I felt really good today despite the fact that I didn’t exercise.  I felt small for the first time in a LOOOOOONG time.  Small in the way where my hands felt tiny and skinny, and my stomach wasn’t bloated making my pants feel tight in the waist.  Probably just water weight that i’ve lost, but it feels good.  

Lastly, I just want to write that I found another motto today that really made sense today.  It said something like, “Being on a diet is hard. Maintaining your weight is hard.  Being fat is hard.
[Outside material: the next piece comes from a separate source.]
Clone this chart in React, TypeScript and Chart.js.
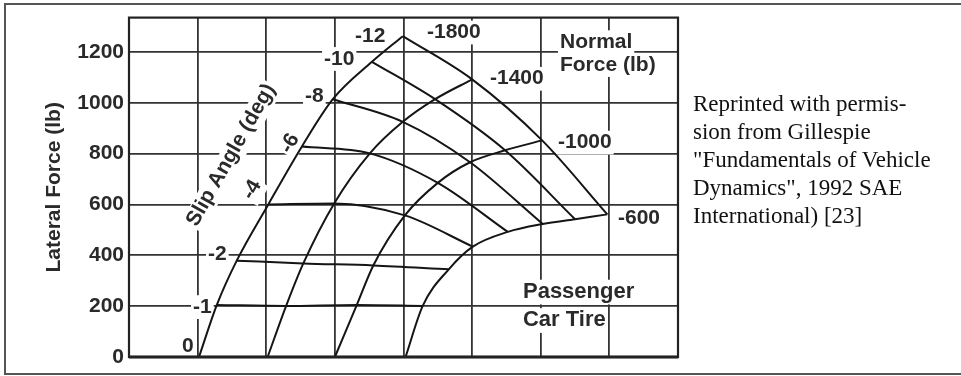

Pick your hard.”  I love this.  Being overweight IS hard but in completely different ways that dieting and exercise is hard.  I never thought of it that way.  I always considered being fat the easy way out, but it definitely isn’t.  You’re going to suffer in one way or the other.  I will never look at being overweight the same way again.



ugh.
Wednesday October 08th 2008, 8:11 pm
Filed under: Uncategorized

First bad day.  Well, I’m not sure if it could be considered a completely bad day.  I still got up and exercised, and it was a good workout.  I did well eating today up until dinner.  I was excited because I made homemade minestrone.  Doesn’t get much healthier than that, except for the half loaf of bread I ate with dipping oil.  Ugh.  I overate for the 1st time since I started dieting.  Now I remember how awful this feels to be stuffed.  Maybe it’s good to have these reminders every once and a while.  



Who needs donuts.
Tuesday October 07th 2008, 6:24 pm
Filed under: Uncategorized

Today was another good day.  Woke up on time, was at the gym, and got a decent workout.  The only bad thing about going before work is not being able to take my time and get a really good workout.  I was getting into the groove, starting to sweat, and it was time to start cooling down.  Next week i’m going to start getting up earlier so I can spend maybe 45 minutes there.  Eventually i’ll start getting there when it opens, but i’m going to give myself a while to work up to that.  haha.  

 

I ate really well today too…well, so far I have.  We had a a fire drill in my office building this morning, and to treat everyone for a job well done, the building owner brought in donuts and cider for all 23 floors available at the front desk lobby area.  I considered getting the apple cider, but I knew I would have grabbed a donut along with it, so I steered clear.  All that hard work just to get on an elevator with 10 people with cider and donuts in hand.  Needless to say, my mouth was watering when I got back to my desk and ziploc bag of carrots and cucumbers.  Quite the effort.  Tonight my husband and I are meeting with our friends for dinner like we do on most Tuesday nights.  I normally get chicken wings at the place we go, They’re soooooo good.  I’ll try and get a turkey sandwich or something, and end up stealing maybe 1 wing to curb the craving.   

I’m feeling smaller today.  I weighed myself this morning right when I woke.  I was 6 pounds lighter than my starting weight.  225 to 219.  I’m very excited, but I keep wondering if that really is the amount I’ve lost.  The starting weight I used was one at work and it was from mid-morning, after I ate breakfast, the current weight, again, was on my own scale this morning.  So there could be a significant difference because of that alone.  But we’re going with 6 pounds lost.  My husband said that he would give me a backrub for 5 pounds that I lose, which is great incentive.  He’s a really good back-rubber, and in our house, you have to give one to get one.  This will be nice to say the least.  So…let’s take a second to celebrate the loss.  6 pounds!!!!!!  YAAAAAAAAAAAY!  6 down, 54 to go!